This reflection explores the difference between collaborative and collective musical experiences — one engaging the analytical mind through interplay among voices, the other dissolving individuality into a single emotional current. It considers how each may shape the brain, our emotions, and our sense of connection.
Recently, while watching a documentary on Stravinsky, I heard a brief selection of wonderful music by a Ukrainian women’s choir. I was struck by a sudden awareness of the quality of my listening experience.
Though I could hear the individual voices—so essential to this genre—I wasn’t experiencing them as unique voices working together in collaboration. It felt instead like one vast voice, a single musical expression flowing through me.

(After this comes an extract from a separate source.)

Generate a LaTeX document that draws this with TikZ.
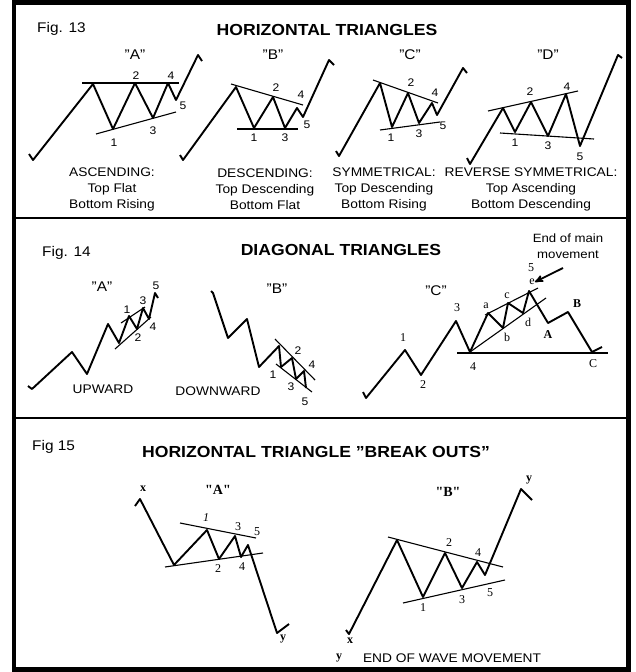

“It felt instead like one vast voice, a single musical expression flowing through me.”
In that moment, it occurred to me that this distinction between musical experiences that are conversational or collaborative and those that feel whole or collective may explain why different kinds of music affect us so differently.
Collaborative music is what we hear when distinct voices interact—a jazz ensemble, a Bach fugue, or many (though not all) orchestral works. Each voice or part retains its individuality while contributing to the whole.
We follow the interplay among the voices: tension and resolution, call and response. These relationships weave a story with characters, subplots, connection, and drama.
Collective music, by contrast, feels like a single living expression. In Adagio for Strings, Ligeti’s Atmosphères, or certain Balkan and Slavic choral performances, separate voices unite to become one.
The listening experience isn’t about following multiple lines of movement—it’s about being carried by a singular wholeness.
“The listening experience of collective music isn’t about following multiple lines of movement—it’s about being carried by a singular wholeness.”
In a sense, collaborative music invites the mind to analyze—to perceive difference and relationship—while collective music bypasses the analytical process, triggering emotion directly and inviting the body to surrender—to simply share the journey.
That distinction may also shape how the brain processes music and how it changes as a result. When we listen to collaborative pieces, our attention, prediction, and working memory are engaged. We track multiple lines at once, training the neural circuits that handle complexity and anticipation.
When we experience collective music, our focus shifts inward. The brain’s analytic chatter quiets, and entrainment occurs: breathing and pulse begin to synchronize with sound. The result is often emotional release or deep calm, depending on the shape of the music.
Both forms teach us something essential about being human. One illustrates the value of collaboration—individuals adding their unique voices to a rich and varied drama. The other reveals the beauty of dissolving boundaries, of letting go and experiencing a singular, shared emotion.
I’m left wondering how these two kinds of listening shape our daily lives. When we focus on collaborative interplay, do we strengthen the mind’s agility—its ability to track difference and predict outcomes? And when we open ourselves to collective experiences—in music, ritual, or community—do we train the nervous system to rest, to feel safe, to belong?
Perhaps the healthiest musical life, like the healthiest social one, balances both.
Sometimes we need the interplay of voices and minds.
Sometimes we need the merging of hearts.
“Sometimes we need the interplay of voices and minds. Sometimes we need the merging of hearts.”
Next time you listen to a piece of music, ask yourself:
Is this a collaborative or collective expression?
And what part of you—mind or body—is most meaningfully experiencing it?